God intends sexual intercourse to be between a man and a woman, a husband and a wife in a lifelong monogamous marriage. God says premarital, extramarital and homosexual behaviors miss his desired plan and are sin. These behaviors are “not good.”
But God shows to all that the sexual desire must be controlled. The married person must not have sex outside the marital relationship and must honor the desires, needs and preferences of the spouse. The person with opposite-sex attraction who is not married must seek God’s grace to lead a celibate life unless God provides a marriage partner. The person with same-sex attraction must seek God’s grace to lead a celibate life unless God should give to them a desire for the opposite sex in which case they could enter a heterosexual marriage.
It is the devil’s deception that if you cannot have sexual intercourse you cannot have a fulfilling life. Sex is elevated as a god that must be served at all costs.
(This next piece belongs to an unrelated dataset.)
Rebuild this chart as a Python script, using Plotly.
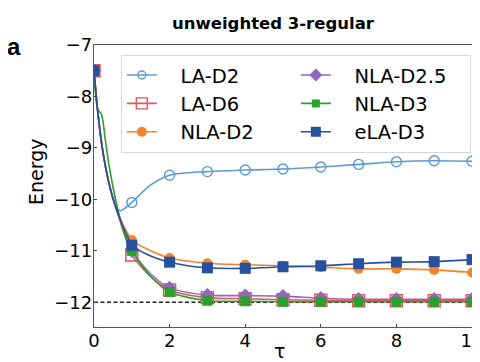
import plotly.graph_objects as go

# ---- data ----
TAU = [0, 0.1, 0.2, 0.3, 0.4, 0.5, 0.6, 0.7, 0.8, 0.9, 1, 1.5, 2, 3, 4, 5, 6, 7, 8, 9, 10]

LA_D2 = [-7.5, -8.3, -8.9, -9.35, -9.7, -9.98, -10.17, -10.22, -10.18, -10.12, -10.06,
         -9.72, -9.53, -9.46, -9.43, -9.41, -9.37, -9.32, -9.27, -9.25, -9.26]
LA_D6 = [-7.5, -8.3, -8.9, -9.35, -9.7, -9.98, -10.22, -10.45, -10.68, -10.89, -11.08,
         -11.5, -11.76, -11.91, -11.93, -11.95, -11.96, -11.97, -11.97, -11.97, -11.97]
NLA_D2 = [-7.5, -8.3, -8.9, -9.35, -9.7, -9.98, -10.2, -10.38, -10.54, -10.67, -10.79,
          -11.0, -11.14, -11.24, -11.27, -11.29, -11.32, -11.35, -11.35, -11.37, -11.42]
NLA_D25 = [-7.5, -8.3, -8.9, -9.35, -9.7, -9.98, -10.2, -10.42, -10.63, -10.82, -11.0,
           -11.45, -11.72, -11.86, -11.87, -11.88, -11.92, -11.94, -11.94, -11.94, -11.94]
NLA_D3 = [-7.5, -8.25, -8.35, -8.85, -9.35, -9.75, -10.1, -10.4, -10.65, -10.85, -11.0,
          -11.5, -11.8, -11.97, -11.98, -11.99, -11.99, -11.99, -11.99, -11.99, -11.99]
ELA_D3 = [-7.5, -8.3, -8.9, -9.35, -9.7, -9.98, -10.2, -10.4, -10.58, -10.74, -10.89,
          -11.1, -11.22, -11.33, -11.34, -11.31, -11.29, -11.25, -11.22, -11.21, -11.17]

NAMES = ["LA-D2", "LA-D6", "NLA-D2", "NLA-D2.5", "NLA-D3", "eLA-D3"]
SERIES = [LA_D2, LA_D6, NLA_D2, NLA_D25, NLA_D3, ELA_D3]
GROUND = -12.0

X_TICKS = [0, 2, 4, 6, 8, 10]
Y_TICKS = [-7, -8, -9, -10, -11, -12]
Y_TICK_TEXT = ["\u22127", "\u22128", "\u22129", "\u221210", "\u221211", "\u221212"]

# ---- styles ----
COLORS = ["#5b9bd0", "#e0575a", "#f5832a", "#9467bd", "#2ca02c", "#27509e"]
SYMBOLS = ["circle-open", "square-open", "circle", "diamond", "square", "square"]
SIZES = [10, 12, 10, 11, 10, 11]
LEGEND_SIZES = [8, 11, 10, 10, 8, 10]
LEGEND_RANK = [1, 3, 5, 2, 4, 6]
LEGEND_PAD = "\u00a0\u00a0\u00a0"

FONT = "DejaVu Sans"

fig = go.Figure()

for name, ys, col, sym, sz, lsz, rk in zip(NAMES, SERIES, COLORS, SYMBOLS, SIZES,
                                           LEGEND_SIZES, LEGEND_RANK):
    fig.add_trace(go.Scatter(x=TAU, y=ys, mode="lines", line=dict(color=col, width=1.6,
                             shape="spline", smoothing=0.8), showlegend=False,
                             hoverinfo="skip"))
    xi = [t for t in TAU if float(t).is_integer()]
    yi = [y for t, y in zip(TAU, ys) if float(t).is_integer()]
    mk = dict(color=col, symbol=sym, size=sz)
    if sym.endswith("open"):
        mk["line"] = dict(color=col, width=1.4)
    fig.add_trace(go.Scatter(x=xi, y=yi, mode="markers", marker=mk, showlegend=False,
                             name=name))
    lmk = dict(color=col, symbol=sym, size=lsz)
    if sym.endswith("open"):
        lmk["line"] = dict(color=col, width=1.4)
    fig.add_trace(go.Scatter(x=[None], y=[None], mode="lines+markers",
                             name=LEGEND_PAD + name,
                             line=dict(color=col, width=1.6), marker=lmk, legendrank=rk))

fig.add_shape(type="line", xref="x domain", yref="y", x0=0, x1=1, y0=GROUND, y1=GROUND,
              line=dict(color="#222", width=1.5, dash="4px,2.5px"), layer="below")

# page body adds an 8px offset, so the figure is 8px smaller than the window
fig.update_layout(
    width=472, height=354,
    margin=dict(l=86, r=8, t=37, b=35),
    paper_bgcolor="white", plot_bgcolor="white",
    font=dict(family=FONT, size=18, color="black"),
    showlegend=True,
    legend=dict(orientation="h", x=0.071, y=0.965, xanchor="left", yanchor="top",
                entrywidth=129, bgcolor="rgba(255,255,255,0.85)",
                bordercolor="#d8d8d8", borderwidth=1,
                font=dict(family=FONT, size=19.5), tracegroupgap=0),
)

fig.update_xaxes(range=[0, 10], tickvals=X_TICKS, ticks="inside", ticklen=3,
                 tickcolor="#444", showline=True, linecolor="#555", linewidth=1.3,
                 mirror=True, showgrid=False, zeroline=False, automargin=False,
                 ticklabeloverflow="allow", ticklabelstandoff=-3)
fig.update_yaxes(range=[-12.48, -7], tickvals=Y_TICKS, ticktext=Y_TICK_TEXT,
                 ticks="inside", ticklen=3, tickcolor="#444", showline=True,
                 linecolor="#555", linewidth=1.3, mirror=True, showgrid=False,
                 zeroline=False, automargin=False, ticklabeloverflow="allow",
                 ticklabelstandoff=-3)

fig.add_annotation(text="Energy", xref="paper", yref="paper", x=0, y=0.5496,
                   xshift=-58, showarrow=False, textangle=-90,
                   font=dict(family=FONT, size=19), xanchor="center", yanchor="middle")
fig.add_annotation(text="τ", xref="paper", yref="paper", x=0.492, y=0,
                   yshift=-24, showarrow=False,
                   font=dict(family=FONT, size=19), xanchor="center", yanchor="middle")
fig.add_annotation(text="<b>unweighted 3-regular</b>", xref="paper", yref="paper",
                   x=0.474, y=1.0, yshift=21.5, showarrow=False,
                   font=dict(family=FONT, size=16.5), xanchor="center", yanchor="middle")
fig.add_annotation(text="<b>a</b>", xref="paper", yref="paper", x=0, y=1,
                   xshift=-89, yshift=-1, showarrow=False,
                   font=dict(family="Liberation Sans", size=24), xanchor="left",
                   yanchor="middle")

fig.write_html("out.html")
But God’s word says, “Stop thinking about how to gratify the desires of the sinful nature; rather, clothe yourself with the Lord Jesus Christ and think about how to please him” (Rom. 13:14).
So whether you have same-sex attraction or opposite attraction, your focus is not on how to gratify your sexual desires but on how to please the Lord within the context of your sightedness, your blindness, your opposite sex attraction or your same-sex attraction.